Sebelumnya, Mahkamah Agung telah dijadwalkan untuk mengeluarkan putusan pada Mei. Namun mereka menunda keputusan setelah jaksa agung meminta lebih banyak waktu mempertimbangkan kasus-kasus tersebut.
Pengusiran itu memicu protes yang meluas oleh warga Palestina. Aksi ini kemudian ditanggapi dengan tindakan keras oleh pasukan keamanan Israel. Eskalasi antara pasukan Israel dan Hamas meningkat sehingga terjadi pertempuran selama 11 hari pada Mei lalu di Gaza. Hal ini menjadi ujian bagi koalisi pemerintahan baru Israel, yang mencakup tiga partai pro-pemukiman dan sebuah partai kecil yang mewakili warga Palestina di Israel.
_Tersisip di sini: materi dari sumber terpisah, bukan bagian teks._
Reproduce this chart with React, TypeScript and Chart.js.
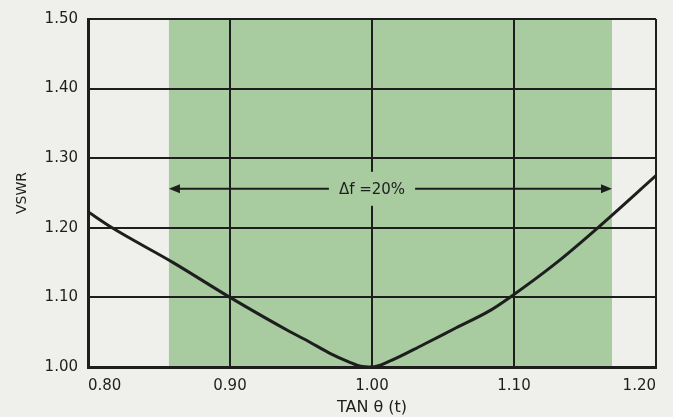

Para pemukim Yahudi telah melakukan kampanye selama puluhan tahun untuk mengusir keluarga-keluarga Palestina ke luar tembok Kota Tua. Wilayah ini merupakan salah satu bagian paling sensitif dari Yerusalem Timur yang diduduki.
Para pemukim mengklaim bahwa rumah-rumah warga Palestina dibangun di atas tanah yang dimiliki oleh orang Yahudi sebelum perang 1948. Hukum Israel mengizinkan orang Yahudi untuk merebut kembali properti tersebut. Namun warga Palestina menolak untuk memberikan rumah yang telah mereka tempati selama turun temurun.
Yordania menguasai Yerusalem Timur dari 1948 hingga 1967. Keluarga-keluarga Palestina menjadi pengungsi selama perang tahun 1948. Pihak berwenang Yordania menawarkan rumah kepada warga Palestina, sebagai imbalan untuk melepaskan status pengungsi mereka.
Israel menduduki Yerusalem Timur, bersama dengan Tepi Barat dan Gaza, pada 1967 dan mencaploknya. Namun langkah Israel ini tidak diakui secara internasional.
Pada 1972, kelompok pemukim mengatakan kepada keluarga Palestina bahwa, mereka masuk di tanah milik Yahudi tanpa izin. Ini adalah awal dari pertempuran hukum panjang yang dalam beberapa bulan terakhir telah memuncak dengan perintah pengusiran terhadap 36 keluarga di Sheikh Jarrah dan dua lingkungan lainnya di Yerusalem Timur yang diduduki. Kelompok hak asasi memperkirakan bahwa lebih dari 1.000 warga Palestina berisiko diusir dari rumah mereka.